In a letter to Councilmember Laketa Cole, Lower Price Hill Community Council (LPHCC) president Dr. Jack Degano has asked the City not to approve a junkyard for the 7.8-acre site at 1951 State Avenue until the neighborhood gets the opportunity to approve the plans.

At their Monday meeting, the LPHCC finally got the opportunity from representatives of River Metals and parent company the David J. Joseph Company.

Residents adamantly rejected the plan.

Degano says that his community is aware of a pre-development meeting between DCD and River Metals at the City's Permit Center, making him wonder if the City has already given 'tacit' approval to the operation.

"That company has done soil test borings at 1951 State Avenue; a landscaper is sought for street plantings, and a company spokesman told us that the junkyard may apply for permits before representatives come to the Lower Price Hill Community Council meeting on October 6," he says.

The business would meet Cincinnati Municipal Code definitions of a "junkyard" by accepting and storing a multitude of ferrous and non-ferrous scrap metal, and would also accept junked vehicles.

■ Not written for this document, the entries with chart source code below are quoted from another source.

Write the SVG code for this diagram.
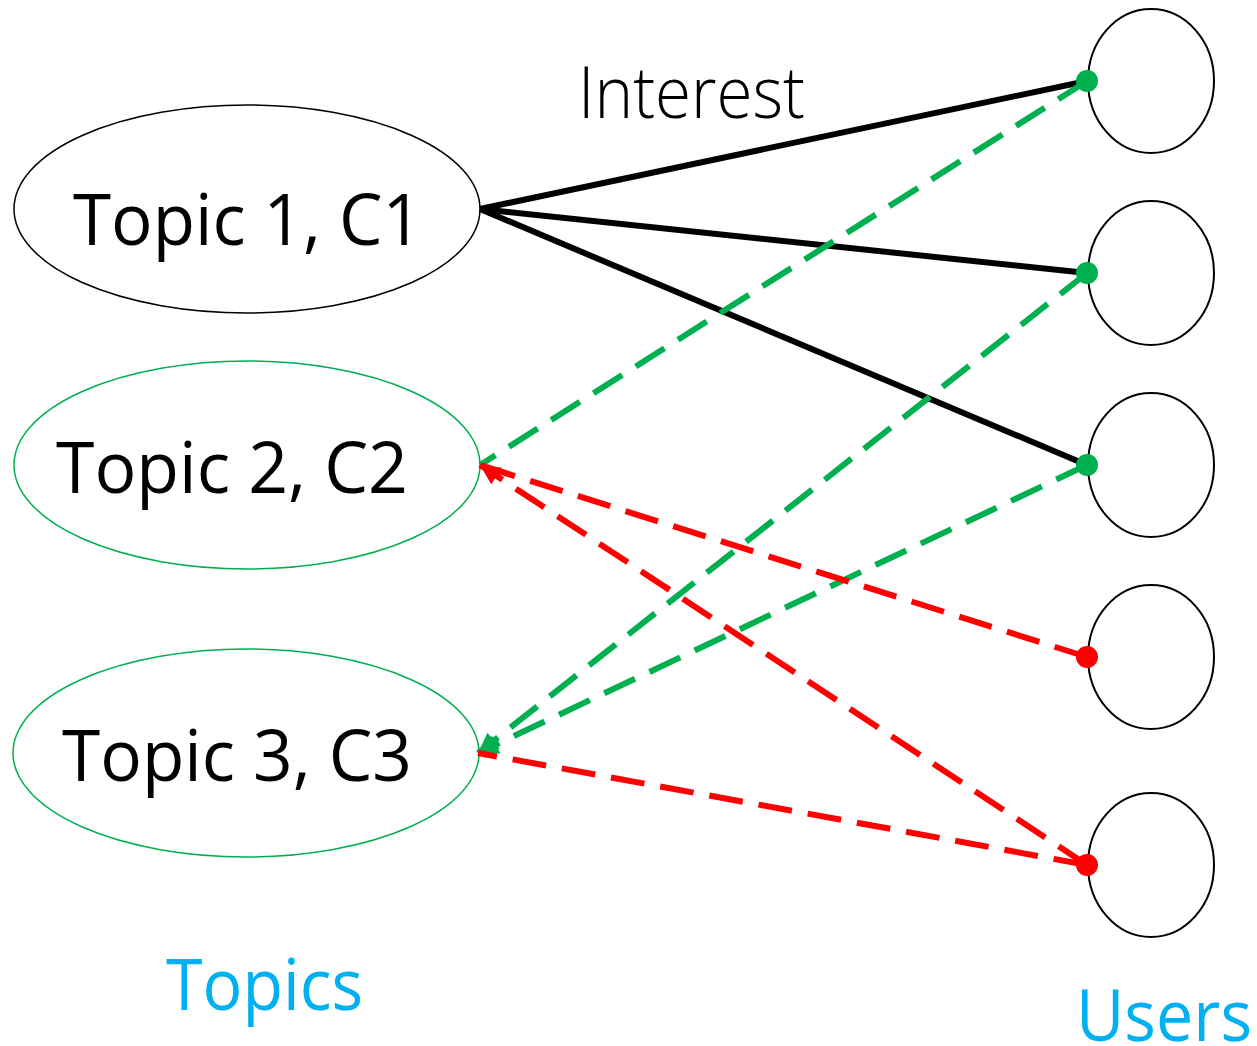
<svg xmlns="http://www.w3.org/2000/svg" width="1257" height="1046" viewBox="0 0 1257 1046">
<style>
.lbl{font-family:"Open Sans","Liberation Sans",sans-serif;font-size:72px;fill:#000}
.cap{font-family:"Open Sans","Liberation Sans",sans-serif;font-size:72px;fill:#00B0F0}
.user{fill:#fff;stroke:#000;stroke-width:2}
.solid{stroke:#000;stroke-width:6;fill:none}
.g{stroke:#00B050;stroke-width:6;fill:none;stroke-dasharray:34 16}
.r{stroke:#FF0000;stroke-width:6;fill:none;stroke-dasharray:34 16}
</style>
<defs>
<marker id="ag" viewBox="0 0 10 10" refX="10" refY="5" markerWidth="26" markerHeight="20" orient="auto" markerUnits="userSpaceOnUse"><path d="M0,0 L10,5 L0,10 z" fill="#00B050"/></marker>
<marker id="ar" viewBox="0 0 10 10" refX="10" refY="5" markerWidth="26" markerHeight="20" orient="auto" markerUnits="userSpaceOnUse"><path d="M0,0 L10,5 L0,10 z" fill="#FF0000"/></marker>
</defs>
<g id="topic1"><ellipse cx="247" cy="209" rx="233" ry="104" fill="#fff" stroke="#000" stroke-width="1.5"/><text class="lbl" x="73" y="245" textLength="349" lengthAdjust="spacingAndGlyphs">Topic 1, C1</text></g>
<g id="topic2"><ellipse cx="247" cy="465" rx="233" ry="104" fill="#fff" stroke="#00B050" stroke-width="1.5"/><text class="lbl" x="56" y="493" textLength="352" lengthAdjust="spacingAndGlyphs">Topic 2, C2</text></g>
<g id="topic3"><ellipse cx="246" cy="753" rx="233" ry="104" fill="#fff" stroke="#00B050" stroke-width="1.5"/><text class="lbl" x="62" y="781" textLength="350" lengthAdjust="spacingAndGlyphs">Topic 3, C3</text></g>
<g id="user1"><ellipse class="user" cx="1151" cy="81" rx="63" ry="72"/></g>
<g id="user2"><ellipse class="user" cx="1151" cy="273" rx="63" ry="72"/></g>
<g id="user3"><ellipse class="user" cx="1151" cy="465" rx="63" ry="72"/></g>
<g id="user4"><ellipse class="user" cx="1151" cy="657" rx="63" ry="72"/></g>
<g id="user5"><ellipse class="user" cx="1151" cy="865" rx="63" ry="72"/></g>
<g id="connectors">
<line class="solid" x1="480" y1="209" x2="1087" y2="81"/>
<line class="solid" x1="480" y1="209" x2="1087" y2="273"/>
<line class="solid" x1="480" y1="209" x2="1087" y2="465"/>
<line class="g" x1="1087" y1="81" x2="480" y2="465"/>
<line class="g" x1="1087" y1="273" x2="478" y2="753" marker-end="url(#ag)"/>
<line class="g" x1="1087" y1="465" x2="478" y2="753" marker-end="url(#ag)"/>
<line class="r" x1="1087" y1="657" x2="480" y2="465"/>
<line class="r" x1="1087" y1="865" x2="480" y2="465" marker-end="url(#ar)"/>
<line class="r" x1="1087" y1="865" x2="478" y2="753"/>
<circle cx="1087" cy="81" r="11" fill="#00B050"/>
<circle cx="1087" cy="273" r="11" fill="#00B050"/>
<circle cx="1087" cy="465" r="11" fill="#00B050"/>
<circle cx="1087" cy="657" r="11" fill="#FF0000"/>
<circle cx="1087" cy="865" r="11" fill="#FF0000"/>
<text class="lbl" x="578" y="118" style="font-weight:300" textLength="227" lengthAdjust="spacingAndGlyphs">Interest</text>
</g>
<text class="cap" x="166" y="1010" textLength="197" lengthAdjust="spacingAndGlyphs">Topics</text>
<text class="cap" x="1076" y="1041" textLength="176" lengthAdjust="spacingAndGlyphs">Users</text>
</svg>
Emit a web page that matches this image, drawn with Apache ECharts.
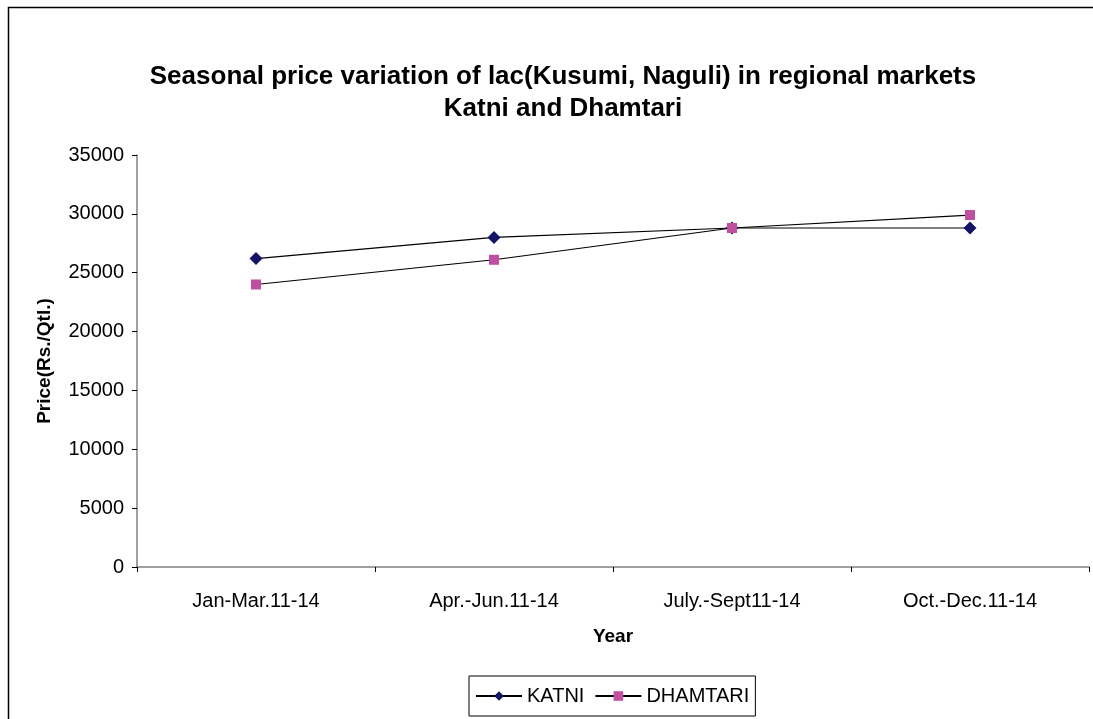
<!DOCTYPE html>
<html>
<head>
<meta charset="utf-8">
<script src="https://cdn.jsdelivr.net/npm/echarts@6/dist/echarts.min.js"></script>
<style>
  html, body { margin: 0; padding: 0; background: #fff; }
  #chart { width: 1093px; height: 719px; }
</style>
</head>
<body>
<div id="chart"></div>
<script>
const categories = ['Jan-Mar.11-14', 'Apr.-Jun.11-14', 'July.-Sept11-14', 'Oct.-Dec.11-14']
const katni = [26200, 28000, 28800, 28800]
const dhamtari = [24000, 26100, 28800, 29900]
const yTicks = [0, 5000, 10000, 15000, 20000, 25000, 30000, 35000]

const chart = echarts.init(document.getElementById('chart'))
const font = 'Liberation Sans, Arial, sans-serif'

const option = {
  animation: false,
  textStyle: { fontFamily: font, color: '#000' },
  title: {
    text: 'Seasonal price variation of lac(Kusumi, Naguli) in regional markets\nKatni and Dhamtari',
    left: 558,
    top: 56,
    textAlign: 'center',
    textStyle: { fontSize: 26, fontWeight: 'bold', lineHeight: 32, color: '#000', fontFamily: font }
  },
  graphic: [{
    type: 'rect',
    shape: { x: 8.5, y: 7.5, width: 1200, height: 800 },
    style: { fill: 'none', stroke: '#000', lineWidth: 1.5 },
    silent: true
  }],
  legend: {
    data: ['KATNI', 'DHAMTARI'],
    bottom: 3,
    left: 469,
    itemWidth: 46,
    itemHeight: 12,
    itemGap: 10,
    padding: [10, 6, 10, 6],
    borderColor: '#000',
    borderWidth: 1,
    textStyle: { fontSize: 20, color: '#000', fontFamily: font }
  },
  grid: {
    left: 137,
    right: 4,
    top: 155,
    bottom: 152
  },
  xAxis: {
    type: 'category',
    data: categories,
    boundaryGap: true,
    name: 'Year',
    nameLocation: 'middle',
    nameGap: 60,
    nameTextStyle: { fontSize: 19, fontWeight: 'bold', color: '#000' },
    axisLine: { lineStyle: { color: '#808080', width: 1.5 } },
    axisTick: { show: true, alignWithLabel: false, length: 5, lineStyle: { color: '#000' } },
    axisLabel: { fontSize: 20, color: '#000', margin: 24, interval: 0 }
  },
  yAxis: {
    type: 'value',
    min: 0,
    max: yTicks[yTicks.length - 1],
    interval: yTicks[1] - yTicks[0],
    name: 'Price(Rs./Qtl.)',
    nameLocation: 'middle',
    nameGap: 83,
    nameTextStyle: { fontSize: 19, fontWeight: 'bold', color: '#000' },
    axisLine: { show: true, lineStyle: { color: '#808080', width: 1.5 } },
    axisTick: { show: true, length: 5, lineStyle: { color: '#000' } },
    axisLabel: { fontSize: 20, color: '#000', margin: 13, formatter: v => String(v) },
    splitLine: { show: false }
  },
  series: [
    {
      name: 'KATNI',
      type: 'line',
      data: katni,
      symbol: 'diamond',
      symbolSize: 13,
      itemStyle: { color: '#141466' },
      lineStyle: { color: '#000', width: 1.2 }
    },
    {
      name: 'DHAMTARI',
      type: 'line',
      data: dhamtari,
      symbol: 'rect',
      symbolSize: 10,
      itemStyle: { color: '#C04FA0' },
      lineStyle: { color: '#000', width: 1.2 }
    }
  ]
}

chart.setOption(option)
</script>
</body>
</html>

Spokesmen for the company said that shipments would remain at the site for between one to three weeks, and that the junkyard would be noisy during its hours of operation.

"If it were accurate that scrap metals that arrive one day, are gone within one week, why does River Metals Company need 7.8 acres of land?" the LPHCC says in a media release. "It is undeniable that mountains of scrap metals and junked vehicles would be on-site."

The neighborhood's mixed-use nature means that peoples' homes are nearby the site.

"Homes are a few feet from the proposed junkyard, as are a few small businesses," says Degano.

And residents are concerned about the concentration of such businesses in their neighborhood - including another junkyard already operating adjacent to the site.

"The people of Lower Price Hill are gravely concerned about a junkyard's negative impact on the health and safety of residents, and on the precarious environment of a neighborhood already the site of dozens of hazardous chemical waste-handling businesses, and the Metropolitan Sewer District," he says.

The citizens and taxpayers of Lower Price Hill want the City to find a non-residential, unpolluted, and willing neighborhood for the operation.

"To choose Lower Price Hill, an inner-city, minority, low-income neighborhood to dump a junkyard might fit it with the City of Cincinnati's hope to attract new business...ANY new business, but it is a decision that borders on human callousness and discrimination, and is a violation of the pending City of Cincinnati Environmental Justice Ordinance," says the media release.

In 1988, the acreage was proposed as the site for a new jail.

Hamilton County commissioners quickly withdrew that plan after fierce opposition from Lower Price Hill residents.

"It has been an honored tradition in Cincinnati that projects of questionable merit that affect a neighborhood are not approved by the city before residents of that community have had the opportunity to learn detailed plans, and given their consent to the project," Degano says.

A report from City Manager Milton Dohoney Jr is due before council by October 29.

Based in Fort Mitchell, River Metals Recycling is the largest scrap processor in Greater Cincinnati and Kentucky with 11 processing facilities between Paducah and Xenia.